Arapongagem é crime. É coisa da época da ditadura militar de 64 que criou o Serviço Nacional de Informações, extinto pelo presidente Fernando Collor em 1992. O atual Sistema Brasileiro de Inteligência conta com 42 órgãos de coleta de informações. O presidente Jair Bolsonaro quer usá-los ao seu gosto.
Na semana passada, ao julgar outra ação, o Supremo decidiu que isso não é possível. E estabeleceu limites para o acesso e a troca de informações entre os órgãos e a presidência da República. Bolsonaro queria centralizar as informações na Agência Brasileira de Informações comandada por um delegado amigo seu.
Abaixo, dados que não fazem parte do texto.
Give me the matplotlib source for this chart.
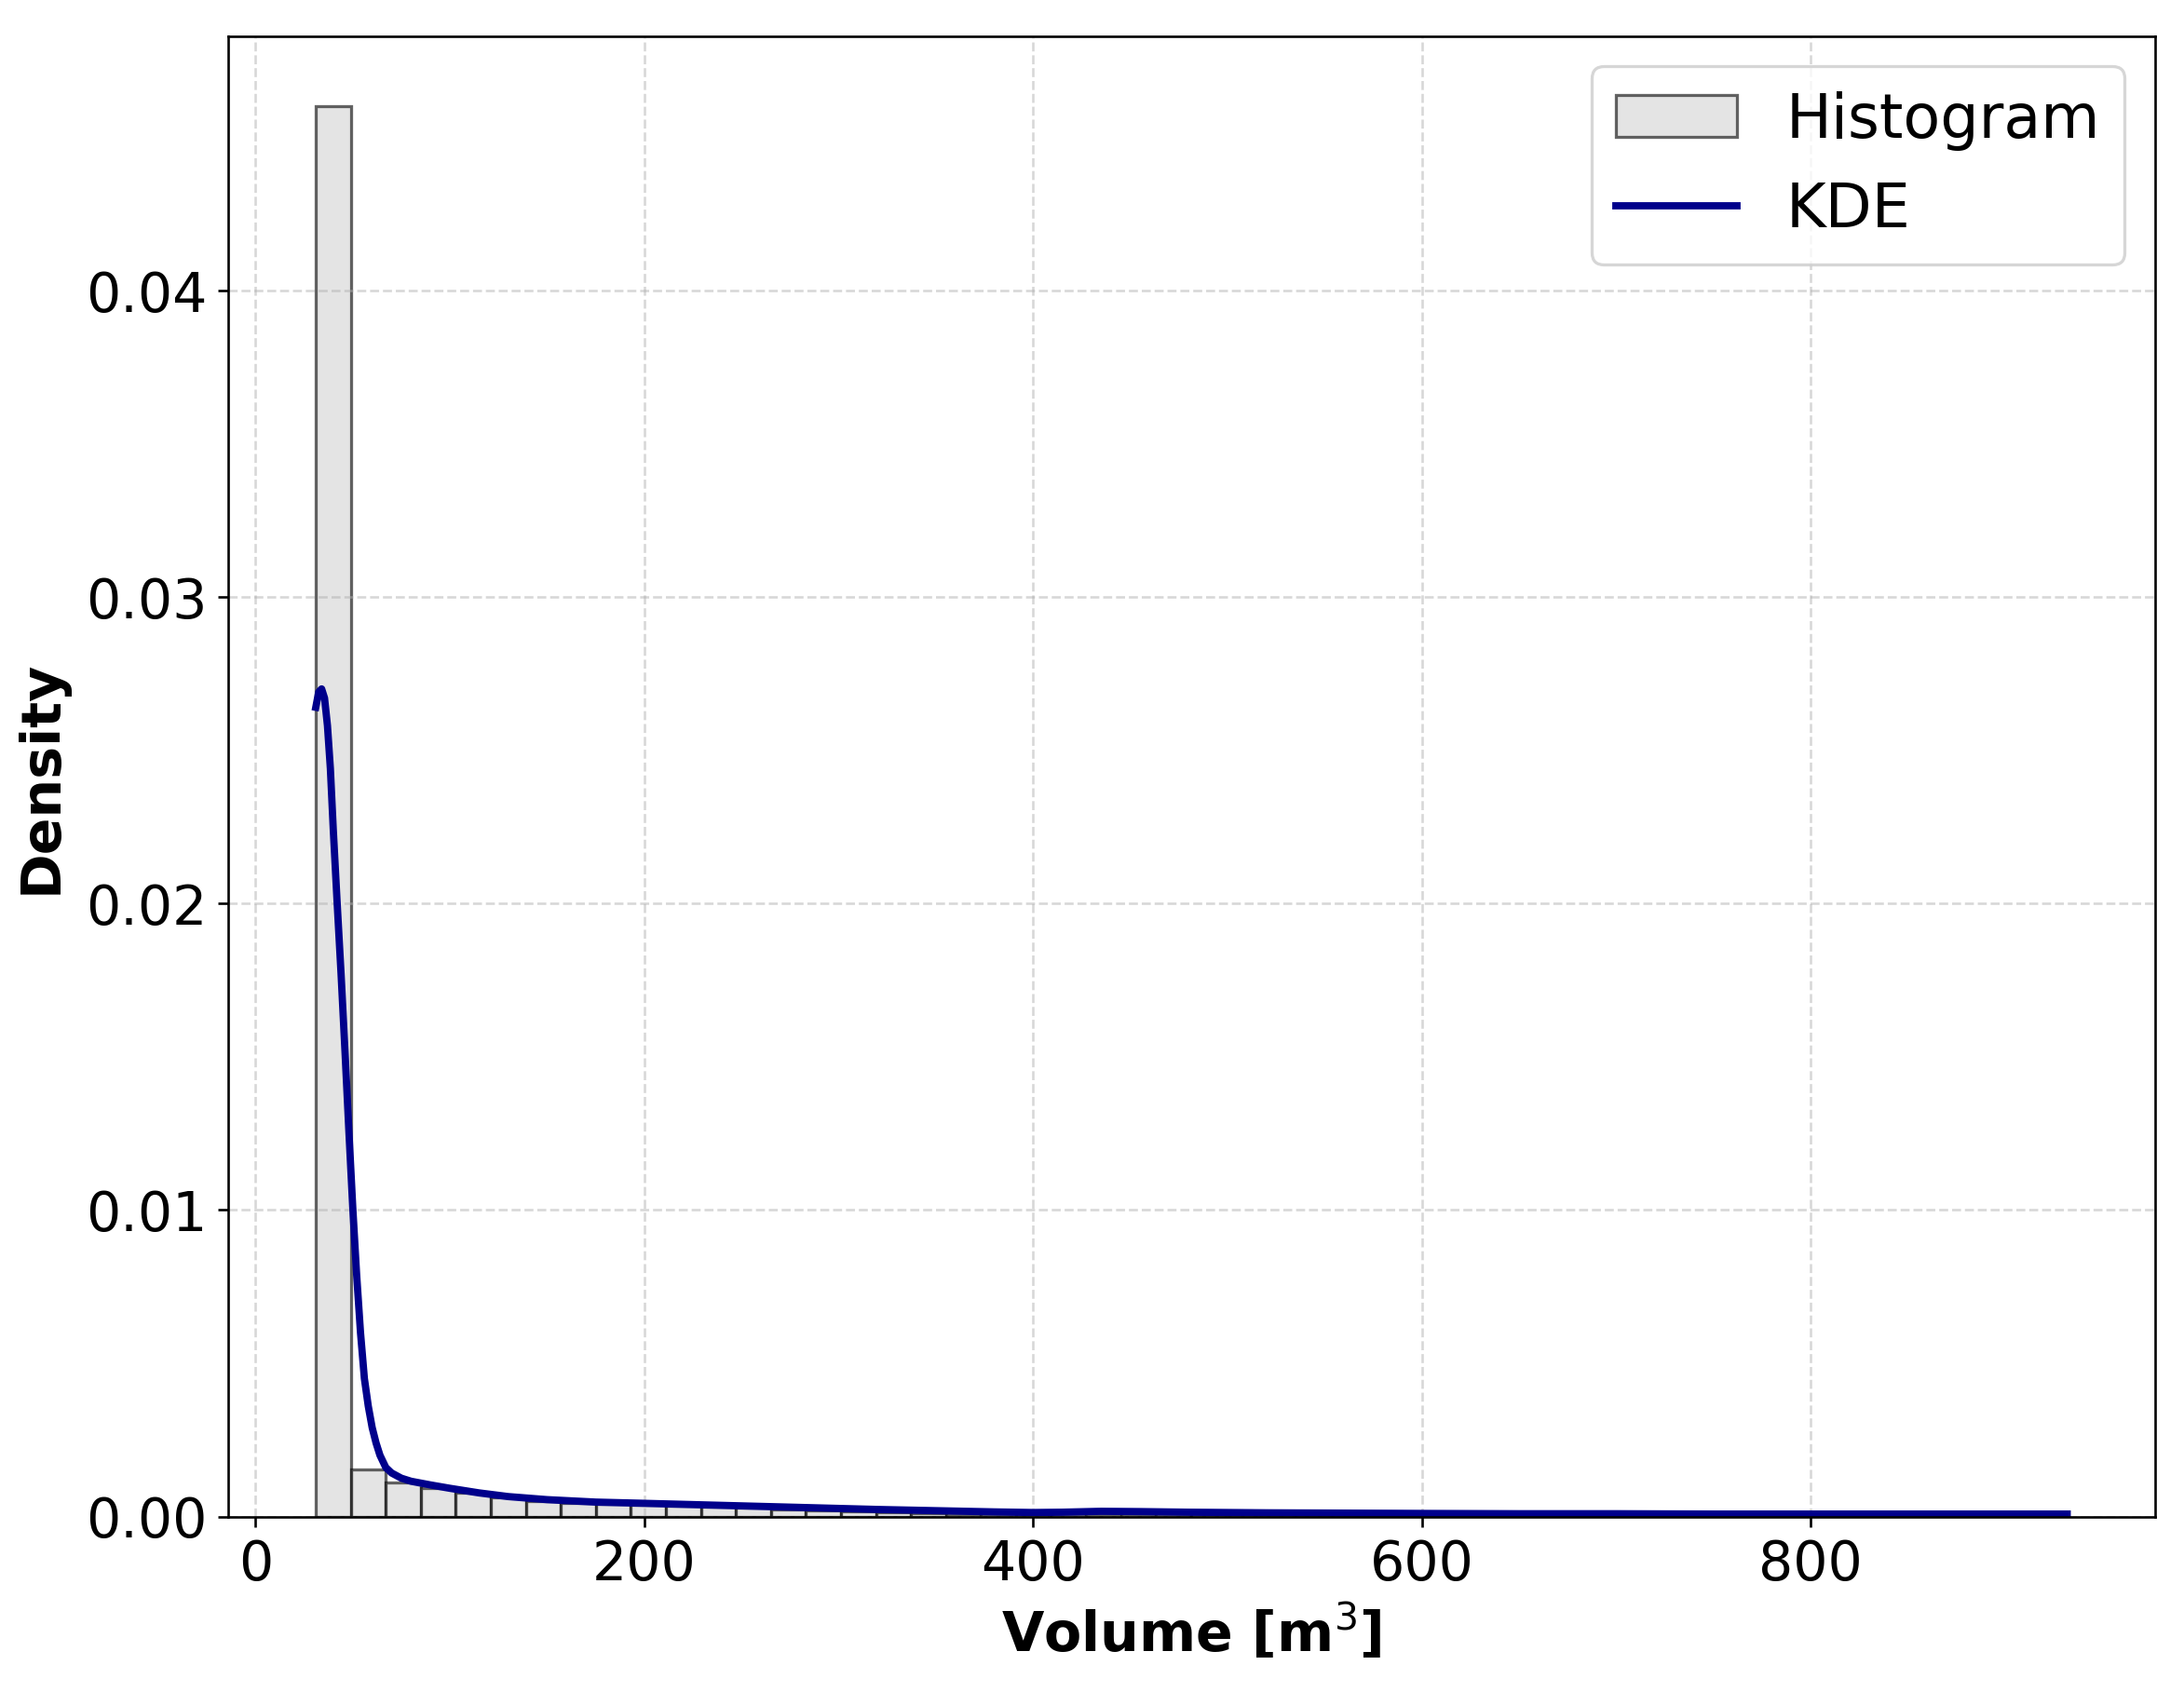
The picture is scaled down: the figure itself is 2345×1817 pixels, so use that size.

Não pode.
O ministro André Mendonça, da Justiça, não rebateu a existência do dossiê nas explicações que ofereceu ao Supremo, disse apenas que tomou conhecimento dele pela imprensa. A ser verdade, admitiu desconhecer o que se passa no quintal do seu ministério. Talvez por isso tenha mandado embora o militar autor do dossiê.
O episódio serve para mostrar que Mendonça se alinha com seu chefe no costume de atravessar a rua para pisar em casca de banana. Não só ele. Augusto Aras, mais advogado de Bolsonaro do que Procurador-Geral da República, chamou o dossiê sobre os antifascistas de relatório que “antecipa riscos”. Quais? A quem?
A propósito: como chamar um governo que, vira e mexe, afronta o Estado de Direito?